Processor Forum 2005
By John Latta, WAVE
San Jose , CA
October 25 -6 26, 2005
This used to be called the Micro Processor forum. A single
conference would have 10’s of new processors announced and now
there may be 2 or 3 processors announced. The day of a new GP processor
has largely faded as the realities of competing against Intel, IBM and
ARC have become near impossible. One result has been the expansion of
specialized processors such as the network processor. But even in the
graphics processor space, there are effectively only two companies: nVidia
and ATI. Through all of this innovation in processor development continues,
it is with a different pace and certainly shared on a global basis with
design efforts taking place everywhere. This Processor Forum has at its
theme The Road to Multicore. This transition has clearly created excitement
in the design community. It also has brought with it more attendees than
seen at the processor forum for a number of years.
The Implications of Multi-Core
Microprocessors, and in particular, the X86 family, have
hit a brick wall with power dissipation when clock speed is the means
to increase processor performance. In particular, it is power density
on the chip not just average power. Power densities are at 300 to 400
W/sq cm. The solution is to put more processor cores, at lower clock
speeds on the same die, to effectively provide greater computational
power at lower power densities. With this comes a penalty that requires
increased software complexity to take advantage of the multi-core architecture.
One of the issues is Where will this play out in the number of cores?
A compelling case was made by Azul that there is also a thermal barrier
with multi-core. Effectively a many core architecture will face the same
limits as single core does today. Today’s current issue is: what
are the benefits of multi-core to users of traditional desktop PCs? The
answer which emerged from the WAVE probing:
2X - Users will see a significant improvement
4X - Users will only see a slight improvement
>4X - Uncertain if Users will see any improvement,
especially given the current state of software
As Scott Sellers from Azul Systems stated, software developers
have become lazy in optimizing their products for performance when could
rely year after year of 40% performance improvement. Thus, the rationale
for the performance improvement implied above is the following:
A multi-threaded OS will be able to readily take advantage
of 2 cores and thus the user will see an immediate improvement. But
without a shift in the development of applications to utilize multi-core
the gains will rapidly erode. Yet, even here there will be limitations
due to the serial processing nature of many applications. Thus, the
user benefit of multi-cores as the number of cores rises will erode
with time and the desire to put more and more cores on a die.

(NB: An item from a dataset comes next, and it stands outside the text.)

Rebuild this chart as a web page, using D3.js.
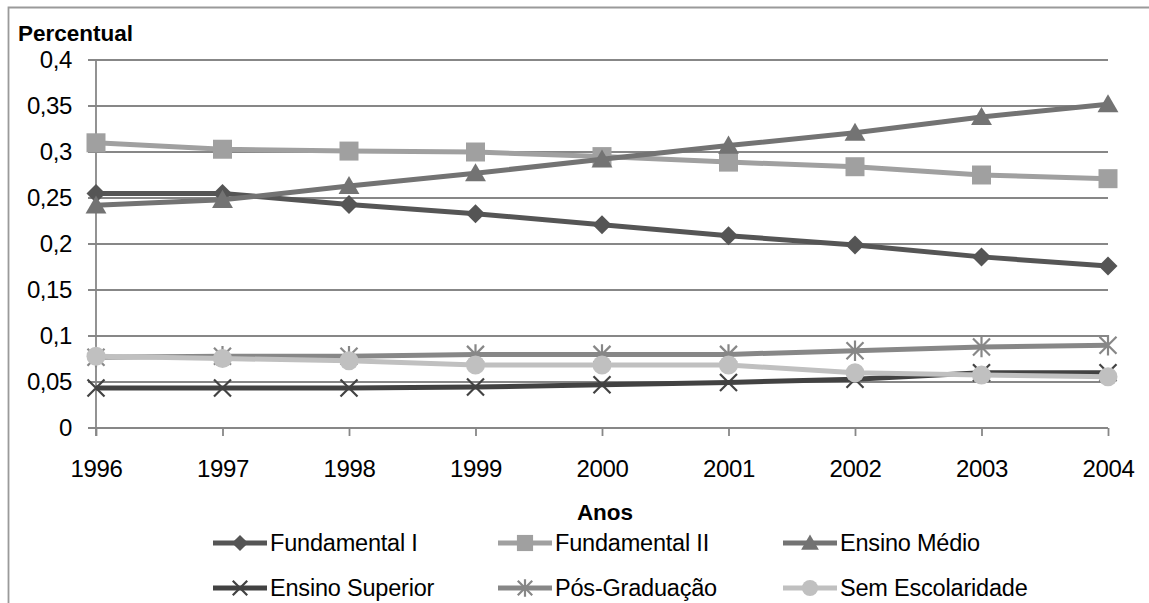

The value proposition of multi-to-many core is an ecosystem
issue. In spite of the fact that today this is being driven by the power
density limitations of the designs of a single core faced by processor
companies, the solution to how to use the resulting designs lies with
the OS, applications and users.
Azul Systems – Bringing Disruption to Enterprise
Scott Sellers, VP of Hardware Engineering and CTO of Azul
Systems, made a case that mulitcore processors carried to the many core
levels provides significant value. His presentation included the following:
The server market in the enterprise is approximately
$50B but only grows about 3% per year. The Fortune 1000 companies spend
$7 to $8B per year on servers for VM based applications but this market
is growing at 20% to 30% per year as the VM model is dominate. Using
largely J2E as the development foundation, applications are being developed
which are distributed. But the problem is that the traditional servers
multiply at rapid rates to support the growth in applications. One
of the results is that the effective TCO also rises rapidly.
Azul Systems provides a network computing appliance which
has as a close parallel with NAS. At the center of their appliance
is the Azul Vega 1 processor which is capable of scaling to 384 coherent
threads per system – well beyond even the Intel IA64 Montecito.
It is estimated that 50% of the enterprise applications
are today being developed in Java and by 2006 80% will migrate to Java.
With J2E being fully multi-threaded it can be effectively employed
on a virtual machine targeted to executing the Java VM.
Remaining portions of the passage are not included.